> **Exercise aim**: Only the lines from the start of the data below through the line that contains "-- (138, \by);" are to be copied, exactly and without pictures.

··········

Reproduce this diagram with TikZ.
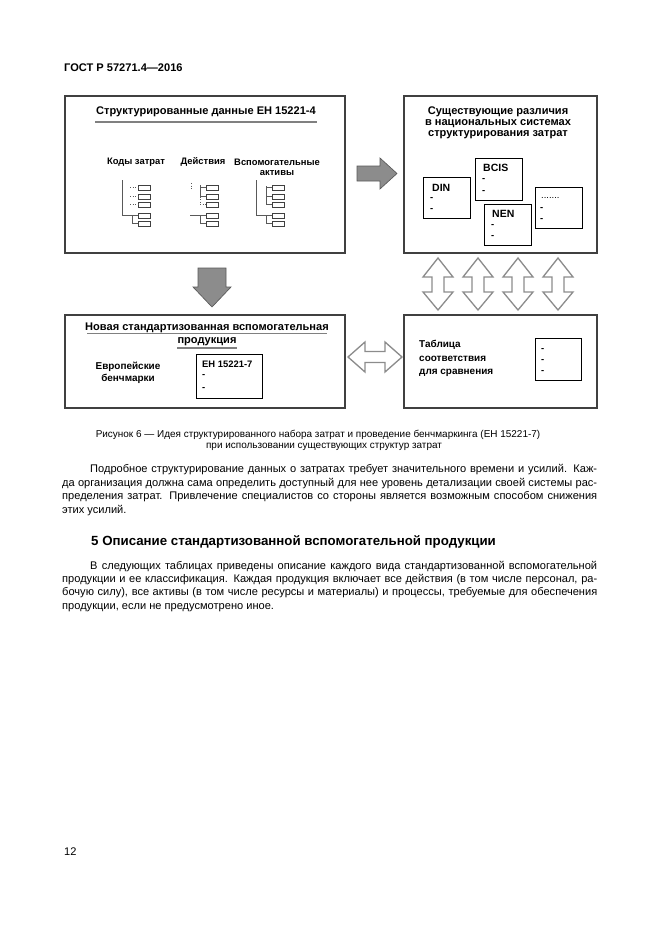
\documentclass[tikz,border=0pt]{standalone}
\usepackage{fontspec}
\setmainfont{Liberation Sans}
\usetikzlibrary{calc}

\begin{document}
\begin{tikzpicture}
      [x = 0.3177mm, y = -0.3177mm,
      panel/.style = {draw = black!75, line width = 1.1pt},
      inbox/.style = {draw = black, line width = 0.6pt},
      minibox/.style = {draw = black!75, line width = 0.8pt, fill = white},
      tree/.style = {draw = black!65, line width = 0.4pt},
      fatarrow/.style = {draw = black!65, fill = black!45, line width = 0.6pt},
      twoarrow/.style = {draw = black!45, fill = white, line width = 1.2pt},
      title/.style = {font = \fontsize{10}{10.5}\selectfont\bfseries, align = center, inner sep = 0pt},
      lab/.style = {font = \fontsize{8.5}{9}\selectfont\bfseries, align = center, inner sep = 0pt},
      small/.style = {font = \fontsize{8.5}{9}\selectfont\bfseries, anchor = west, inner sep = 0pt},
      body/.style = {font = \fontsize{10}{12}\selectfont, anchor = base west, inner sep = 0pt},
      caption/.style = {font = \fontsize{9}{10}\selectfont, anchor = base, inner sep = 0pt}
      ]

      \useasboundingbox (0, 0) rectangle (661, 935);

      % header and page number
      \node[body, font = \fontsize{10}{11}\selectfont\bfseries] (head) at (64, 72) {ГОСТ Р 57271.4—2016};
      \node[body] (pageno) at (64, 855) {12};

      % the four panels
      \draw[panel] (65, 96) rectangle (345, 253);
      \draw[panel] (404, 96) rectangle (597, 253);
      \draw[panel] (65, 315) rectangle (345, 408);
      \draw[panel] (404, 315) rectangle (597, 408);

      % panel 1
      \node[title] (costtitle) at (206, 112) {Структурированные данные ЕН 15221-4};
      \draw[black!50, line width = 1.2pt] (95, 122) -- (317, 122);
      \node[lab] (codes) at (136, 162) {Коды затрат};
      \node[lab] (acts) at (203, 162) {Действия};
      \node[lab] (assets) at (277, 167) {Вспомогательные\\активы};

      \foreach \bx in {138, 206, 272}
         \foreach \by in {187.5, 196.5, 204.5, 215.5, 223.5}
            \draw[minibox] (\bx, \by - 2.5) rectangle (\bx + 12, \by + 2.5);

      \draw[tree] (122, 180) -- (122, 215.5) -- (138, 215.5);
      \draw[tree] (132, 215.5) -- (132, 223.5) -- (138, 223.5);
      \foreach \by in {187.5, 196.5, 204.5}
         \draw[tree, dotted] (130, \by) -- (138, \by);

      \draw[tree, dotted] (191, 183) -- (191, 190);
      \draw[tree] (200, 185) -- (200, 196.5) -- (206, 196.5);
      \draw[tree] (200, 187.5) -- (206, 187.5);
      \draw[tree, dotted] (200, 196.5) -- (200, 204.5) -- (206, 204.5);
      \draw[tree] (190, 215.5) -- (206, 215.5);
      \draw[tree] (200, 215.5) -- (200, 223.5) -- (206, 223.5);

      \draw[tree] (256, 180) -- (256, 215.5) -- (272, 215.5);
      \draw[tree] (266, 186) -- (266, 204.5) -- (272, 204.5);
      \draw[tree] (266, 187.5) -- (272, 187.5);
      \draw[tree] (266, 196.5) -- (272, 196.5);
      \draw[tree] (266, 215.5) -- (266, 223.5) -- (272, 223.5);

      % panel 2
      \node[title, font = \fontsize{10}{10}\selectfont\bfseries] (nattitle) at (498, 123)
         {Существующие различия\\в национальных системах\\структурирования затрат};
      \draw[inbox] (423, 177) rectangle (470, 218);
      \node[small, font = \fontsize{9.5}{10}\selectfont\bfseries] (din) at (432, 188) {DIN};
      \node[small] (din1) at (430, 199) {-};
      \node[small] (din2) at (430, 210) {-};
      \draw[inbox] (475, 158) rectangle (522, 200);
      \node[small, font = \fontsize{9.5}{10}\selectfont\bfseries] (bcis) at (483, 168) {BCIS};
      \node[small] (bcis1) at (482, 180) {-};
      \node[small] (bcis2) at (482, 192) {-};
      \draw[inbox] (484, 204) rectangle (531, 245);
      \node[small, font = \fontsize{9.5}{10}\selectfont\bfseries] (nen) at (492, 214) {NEN};
      \node[small] (nen1) at (491, 226) {-};
      \node[small] (nen2) at (491, 237) {-};
      \draw[inbox] (535, 187) rectangle (582, 228);
      \node[small, font = \fontsize{8.5}{9}\selectfont] (other) at (541, 198) {.......};
      \node[small] (other1) at (540, 209) {-};
      \node[small] (other2) at (540, 220) {-};

      % panel 3
      \node[title, font = \fontsize{10}{12}\selectfont\bfseries] (newtitle) at (207, 334.5)
         {Новая стандартизованная вспомогательная\\продукция};
      \draw[black!50, line width = 1.2pt] (87, 333.5) -- (327, 333.5);
      \draw[black!50, line width = 1.2pt] (177, 348) -- (237, 348);
      \node[lab, font = \fontsize{9}{10.5}\selectfont\bfseries] (bench) at (128, 373) {Европейские\\бенчмарки};
      \draw[inbox] (196, 354) rectangle (262, 398);
      \node[small] (en7) at (202, 364) {ЕН 15221-7};
      \node[small] (en71) at (202, 376) {-};
      \node[small] (en72) at (202, 389) {-};

      % panel 4
      \node[small, font = \fontsize{9}{12}\selectfont\bfseries, align = left] (table) at (419, 358.5)
         {Таблица\\соответствия\\для сравнения};
      \draw[inbox] (535, 338) rectangle (581, 380);
      \node[small] (tab1) at (541, 350) {-};
      \node[small] (tab2) at (541, 361) {-};
      \node[small] (tab3) at (541, 372) {-};

      % arrows between the panels
      \draw[fatarrow] (357, 166) -- (380, 166) -- (380, 158) -- (397, 173.5)
         -- (380, 189) -- (380, 181) -- (357, 181) -- cycle;
      \draw[fatarrow] (198, 268) -- (226, 268) -- (226, 287) -- (231, 287)
         -- (212, 307) -- (193, 287) -- (198, 287) -- cycle;
      \draw[twoarrow] (348, 357) -- (365, 342) -- (365, 351.5) -- (385, 351.5)
         -- (385, 342) -- (402, 357) -- (385, 372) -- (385, 362.5)
         -- (365, 362.5) -- (365, 372) -- cycle;
      \foreach \cx in {438, 478, 518, 558}
         \draw[twoarrow] (\cx, 258) -- (\cx + 15, 277) -- (\cx + 6, 277)
            -- (\cx + 6, 292) -- (\cx + 15, 292) -- (\cx, 310) -- (\cx - 15, 292)
            -- (\cx - 6, 292) -- (\cx - 6, 277) -- (\cx - 15, 277) -- cycle;

      % caption
      \node[caption] (cap1) at (318, 437)
         {Рисунок 6 — Идея структурированного набора затрат и проведение бенчмаркинга (ЕН 15221-7)};
      \node[caption] (cap2) at (324, 448) {при использовании существующих структур затрат};

      % text below
      \node[body] (para1) at (90, 472)
         {\makebox[161.07mm][s]{Подробное структурирование данных о затратах требует значительного времени и усилий. Каж-}};
      \node[body] (para2) at (62, 486)
         {\makebox[169.97mm][s]{да организация должна сама определить доступный для нее уровень детализации своей системы рас-}};
      \node[body] (para3) at (62, 499)
         {\makebox[169.97mm][s]{пределения затрат. Привлечение специалистов со стороны является возможным способом снижения}};
      \node[body] (para4) at (62, 513) {этих усилий.};

      \node[body, font = \fontsize{12}{14}\selectfont\bfseries] (sect) at (91, 545)
         {5 Описание стандартизованной вспомогательной продукции};

      \node[body] (parb1) at (90, 569)
         {\makebox[161.07mm][s]{В следующих таблицах приведены описание каждого вида стандартизованной вспомогательной}};
      \node[body] (parb2) at (62, 582)
         {\makebox[169.97mm][s]{продукции и ее классификация. Каждая продукция включает все действия (в том числе персонал, ра-}};
      \node[body] (parb3) at (62, 595)
         {\makebox[169.97mm][s]{бочую силу), все активы (в том числе ресурсы и материалы) и процессы, требуемые для обеспечения}};
      \node[body] (parb4) at (62, 609) {продукции, если не предусмотрено иное.};

   \end{tikzpicture}
\end{document}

··········

> **Worked solution**:
Reproduce this diagram with TikZ.
\documentclass[tikz,border=0pt]{standalone}
\usepackage{fontspec}
\setmainfont{Liberation Sans}
\usetikzlibrary{calc}

\begin{document}
\begin{tikzpicture}
      [x = 0.3177mm, y = -0.3177mm,
      panel/.style = {draw = black!75, line width = 1.1pt},
      inbox/.style = {draw = black, line width = 0.6pt},
      minibox/.style = {draw = black!75, line width = 0.8pt, fill = white},
      tree/.style = {draw = black!65, line width = 0.4pt},
      fatarrow/.style = {draw = black!65, fill = black!45, line width = 0.6pt},
      twoarrow/.style = {draw = black!45, fill = white, line width = 1.2pt},
      title/.style = {font = \fontsize{10}{10.5}\selectfont\bfseries, align = center, inner sep = 0pt},
      lab/.style = {font = \fontsize{8.5}{9}\selectfont\bfseries, align = center, inner sep = 0pt},
      small/.style = {font = \fontsize{8.5}{9}\selectfont\bfseries, anchor = west, inner sep = 0pt},
      body/.style = {font = \fontsize{10}{12}\selectfont, anchor = base west, inner sep = 0pt},
      caption/.style = {font = \fontsize{9}{10}\selectfont, anchor = base, inner sep = 0pt}
      ]

      \useasboundingbox (0, 0) rectangle (661, 935);

      % header and page number
      \node[body, font = \fontsize{10}{11}\selectfont\bfseries] (head) at (64, 72) {ГОСТ Р 57271.4—2016};
      \node[body] (pageno) at (64, 855) {12};

      % the four panels
      \draw[panel] (65, 96) rectangle (345, 253);
      \draw[panel] (404, 96) rectangle (597, 253);
      \draw[panel] (65, 315) rectangle (345, 408);
      \draw[panel] (404, 315) rectangle (597, 408);

      % panel 1
      \node[title] (costtitle) at (206, 112) {Структурированные данные ЕН 15221-4};
      \draw[black!50, line width = 1.2pt] (95, 122) -- (317, 122);
      \node[lab] (codes) at (136, 162) {Коды затрат};
      \node[lab] (acts) at (203, 162) {Действия};
      \node[lab] (assets) at (277, 167) {Вспомогательные\\активы};

      \foreach \bx in {138, 206, 272}
         \foreach \by in {187.5, 196.5, 204.5, 215.5, 223.5}
            \draw[minibox] (\bx, \by - 2.5) rectangle (\bx + 12, \by + 2.5);

      \draw[tree] (122, 180) -- (122, 215.5) -- (138, 215.5);
      \draw[tree] (132, 215.5) -- (132, 223.5) -- (138, 223.5);
      \foreach \by in {187.5, 196.5, 204.5}
         \draw[tree, dotted] (130, \by) -- (138, \by);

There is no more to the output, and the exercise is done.